Donnerstag, 3. Juli 2008
Aufarbeitung mentaler Defizite
Als ich Kind war, wohnte ich in Potsdam und der Heilige See lag keine 200m zu unserm Zuhause entfernt. Natürlich gingen wir im Sommer baden.
Wir wohnten auf der Parkseite des Sees und hatten die Wahl: entweder verbotenerweise einfach innerhalb des Parks ins Wasser zu gehen – dann aber Vorsicht vor der „Parkeule“ und die Sachen möglichst im Gebüsch versteckt – oder die Benutzung der öffentlichen Badestelle am Parkausgang, wo es kein Gras gab, stattdessen pubertierende Jugendliche, vor denen man natürlich Angst hatte.
Die jährlich zu absolvierende Mutprobe bestand darin, einmal über den See zu schwimmen. Weg von den Jugendlichen, über den weiten, tiefen See. Am andern Ufer gab es Wassergrundstücke mit Bootsstegen, auf denen man sich vor dem Rückweg stolz und frierend ausruhen konnte. Mutprobe übrigens nicht nur wegen der Entfernung, sondern auch weil der See stank. Wasserschlucken machte keinen Spaß.
Später kam ich dann selber in die Pubertät, was bis Mitte Zwanzig andauerte und meinen Aktionsradius erweiterte: Ich habe dann in vielen branden- und mecklenburgischen Seen gebadet, und überall traf ich wieder auf dieselben zwei Probleme: die Jugendlichen lärmten und die Seen stanken.

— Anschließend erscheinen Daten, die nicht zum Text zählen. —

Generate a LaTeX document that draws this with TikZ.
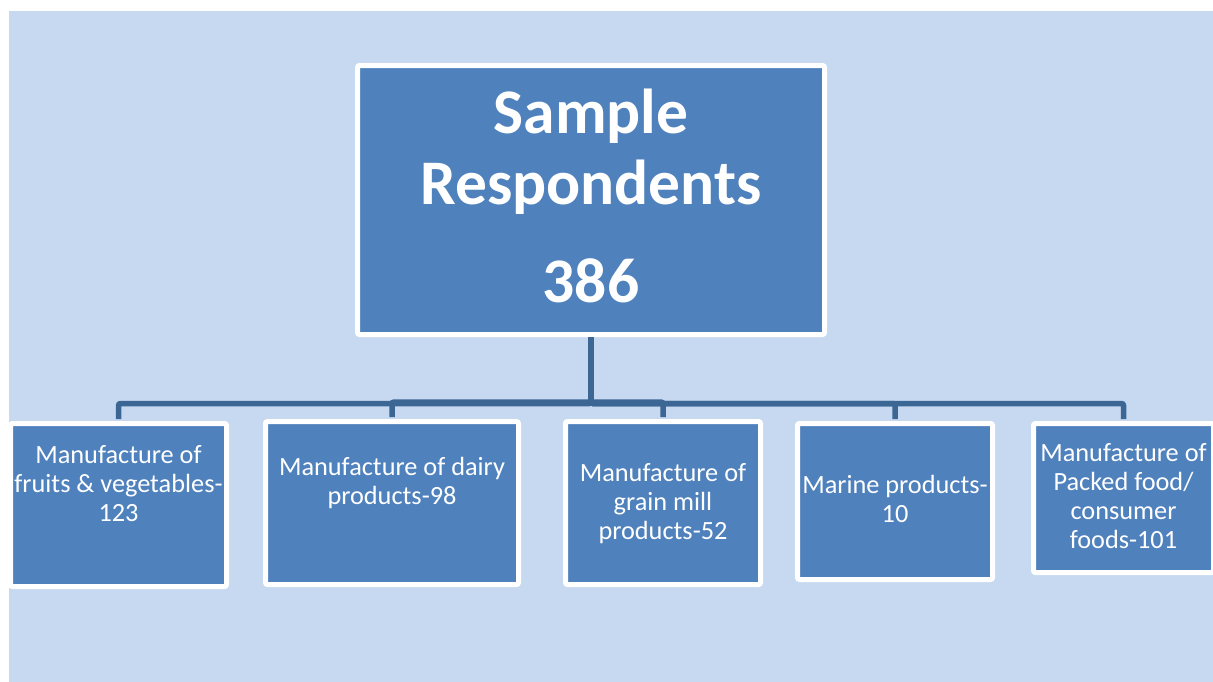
\documentclass[tikz,border=0pt]{standalone}
\usepackage{fontspec}
\setmainfont{Carlito}
\definecolor{pagebg}{HTML}{C6D9F1}
\definecolor{boxfill}{HTML}{4F81BD}
\definecolor{linkcol}{HTML}{3C6694}
\tikzset{
  unitbox/.style={rectangle, fill=boxfill, draw=white, line width=5pt,
    rounded corners=2pt, inner sep=0pt},
  unittext/.style={text=white, align=center, inner sep=0pt,
    font=\fontsize{26.3}{29}\selectfont},
  headtext/.style={text=white, align=center, inner sep=0pt,
    font=\fontsize{63.5}{71}\selectfont\bfseries},
  link/.style={draw=linkcol, line width=5.5pt, rounded corners=2pt}
}
\begin{document}
\begin{tikzpicture}[x=1pt, y=-1pt]
  \useasboundingbox (0,0) rectangle (1213,681);
  % page background
  \fill[pagebg] (9,11) rectangle (1220,690);

  % top box
  \node[unitbox, minimum width=467pt, minimum height=269pt] (top) at (591,200) {};
  \node[headtext] (toptext) at (591,196) {Sample\\Respondents\\[27pt]386};

  % category boxes
  \node[unitbox, minimum width=216pt, minimum height=163pt] (c1) at (118.5,505) {};
  \node[unitbox, minimum width=253pt, minimum height=163pt] (c2) at (392,503) {};
  \node[unitbox, minimum width=195pt, minimum height=163pt] (c3) at (663,503) {};
  \node[unitbox, minimum width=195pt, minimum height=156pt] (c4) at (895,501.5) {};
  \node[unitbox, minimum width=180pt, minimum height=149pt] (c5) at (1123.5,498) {};

  \node[unittext] (t1) at (118.5,484) {Manufacture of\\fruits \& vegetables-\\123};
  \node[unittext] (t2) at (392,482.5) {Manufacture of dairy\\products-98};
  \node[unittext] (t3) at (663,504) {Manufacture of\\grain mill\\products-52};
  \node[unittext] (t4) at (895,498.5) {Marine products-\\10};
  \node[unittext] (t5) at (1123.5,496.5) {Manufacture of\\Packed food/\\consumer\\foods-101};

  % connector bus levels
  \coordinate (busA) at (591,403.5);
  \coordinate (busB) at (591,402);

  \draw[link] (top.south) -- (busA) -| ([yshift=2pt]c1.north);
  \draw[link] (top.south) -- (busA) -| ([yshift=2pt]c4.north);
  \draw[link] (top.south) -- (busA) -| ([yshift=2pt]c5.north);
  \draw[link] (top.south) -- (busB) -| ([yshift=2pt]c2.north);
  \draw[link] (top.south) -- (busB) -| ([yshift=2pt]c3.north);
\end{tikzpicture}
\end{document}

Dann kam das Jahr 1989 und ich wurde erwachsen. Ich ging nach Westdeutschland – Günter Jauch und seinesgleichen kauften sich Villen am Heiligen See.
Jetzt wohne ich in Hamburg, im biederen Bahrenfeld, und radle jeden Morgen an der einen Seite in die reichen Viertel an der Alster rein und an der anderen Seite wieder raus. Nachmittags den gleichen Weg wieder zurück, und wenn ich Zeit und Muße hab, nehm den Weg an der schönen Aussicht - nein, natürlich französisch, wie mans für vornehm hielt, als die Straße bebaut wurde: an der Bellevue entlang, der zwei Minuten länger dauert.

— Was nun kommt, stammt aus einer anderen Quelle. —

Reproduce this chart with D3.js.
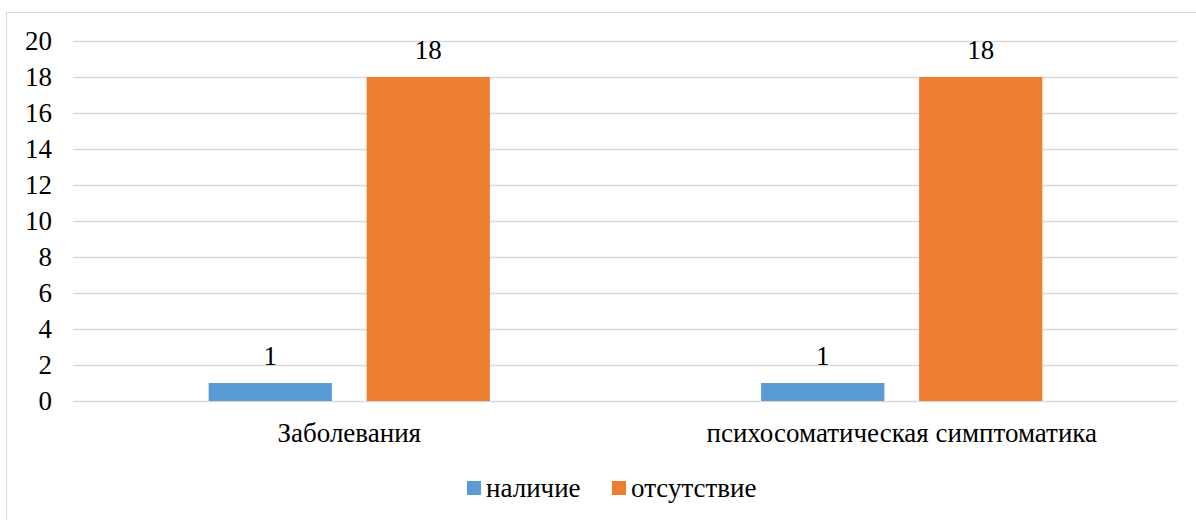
<!DOCTYPE html>
<html><head><meta charset="utf-8">
<script src="https://cdn.jsdelivr.net/npm/d3@7"></script>
<style>body{margin:0;background:#fff}svg{display:block}</style>
</head><body>
<svg id="c" width="1196" height="520"></svg>
<script>
const categories = ["Заболевания", "психосоматическая симптоматика"];
const seriesNames = ["наличие", "отсутствие"];
const nalichie = [1, 1];
const otsutstvie = [18, 18];
const yTicks = [0, 2, 4, 6, 8, 10, 12, 14, 16, 18, 20];
const colors = ["#5b9bd5", "#ed7d31"];
const FONT = '"Liberation Serif"';
const FS = "27px";

const svg = d3.select("#c");
const W = 1196, H = 520;
svg.append("rect").attr("x", 6.5).attr("y", 12.5).attr("width", W).attr("height", H)
  .attr("fill", "#fff").attr("stroke", "#d9d9d9").attr("stroke-width", 1);

const pLeft = 73, pRight = 1178, pTop = 41, pBottom = 401;
const y = d3.scaleLinear().domain([0, 20]).range([pBottom, pTop]);
const x0 = d3.scaleBand().domain(categories).range([pLeft, pRight]).paddingInner(0.491).paddingOuter(0.2455);
const x1 = d3.scaleBand().domain(seriesNames).range([0, x0.bandwidth()]).paddingInner(0.22);

const grid = svg.append("g");
grid.selectAll("line").data(yTicks).join("line")
  .attr("x1", pLeft).attr("x2", pRight)
  .attr("y1", d => Math.round(y(d)) + 0.5).attr("y2", d => Math.round(y(d)) + 0.5)
  .attr("stroke", "#d9d9d9").attr("stroke-width", 1.5);

const yAxis = d3.axisLeft(y).tickValues(yTicks).tickSize(0).tickPadding(0);
const ya = svg.append("g").attr("transform", `translate(52,0)`).call(yAxis);
ya.select(".domain").remove();
ya.selectAll("text").style("font-family", FONT).style("font-size", FS).attr("fill", "#000").attr("dy", "0.3em");

const xAxis = d3.axisBottom(x0).tickSize(0).tickPadding(0);
const xa = svg.append("g").attr("transform", `translate(0,442)`).call(xAxis);
xa.select(".domain").remove();
xa.selectAll("text").style("font-family", FONT).style("font-size", FS).attr("fill", "#000").attr("dy", 0).attr("y", 0);

const data = categories.map((c, i) => ({ c, vals: [nalichie[i], otsutstvie[i]] }));
const groups = svg.append("g").selectAll("g").data(data).join("g")
  .attr("transform", d => `translate(${x0(d.c)},0)`);
groups.selectAll("rect").data(d => d.vals.map((v, j) => ({ v, s: seriesNames[j], j }))).join("rect")
  .attr("x", d => x1(d.s)).attr("width", x1.bandwidth())
  .attr("y", d => y(d.v)).attr("height", d => y(0) - y(d.v))
  .attr("fill", d => colors[d.j]);
groups.selectAll("text").data(d => d.vals.map((v, j) => ({ v, s: seriesNames[j], j }))).join("text")
  .attr("x", d => x1(d.s) + x1.bandwidth() / 2).attr("y", d => y(d.v) - 18)
  .attr("text-anchor", "middle").attr("fill", "#000")
  .style("font-family", FONT).style("font-size", FS).text(d => d.v);

const legend = svg.append("g");
const lx = [467, 612];
seriesNames.forEach((s, i) => {
  legend.append("rect").attr("x", lx[i]).attr("y", 481).attr("width", 14).attr("height", 14).attr("fill", colors[i]);
  legend.append("text").attr("x", lx[i] + 19).attr("y", 497).attr("fill", "#000")
    .style("font-family", FONT).style("font-size", FS).text(s);
});
</script>
</body></html>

Und da passierte es, gestern, als ich an den Joggern und Seglern vorbeifuhr: Der vertraute Geruch zog mir wieder in die Nase – die Alster stank, nicht anders als eben ein x-beliebiger Binnensee in der deutschen Provinz stinkt.
Und zu Hause – Kinderlärm: Mein Sohn war mit den „großen Jungs“ unten im Vorgarten der Nachbarn unterwegs. Nun sind die zwischen vier und zehn und pubertieren noch lange nicht. Aber unsere Nachbarn – sie Hippie und er Albaner – verwandeln jetzt schon ihren Vorgarten in ein lautes Paradies: mit Plantschbecken, Grill und Kicker, ungeachtet der Straßenkreuzung, von der aus ihnen das ganze Viertel zuguckt. Und die Haustür ist seit Wochen tagsüber nicht mehr abgeschlossen. Dass manchmal Fahrräder geklaut werden, nun, damit muss man leben.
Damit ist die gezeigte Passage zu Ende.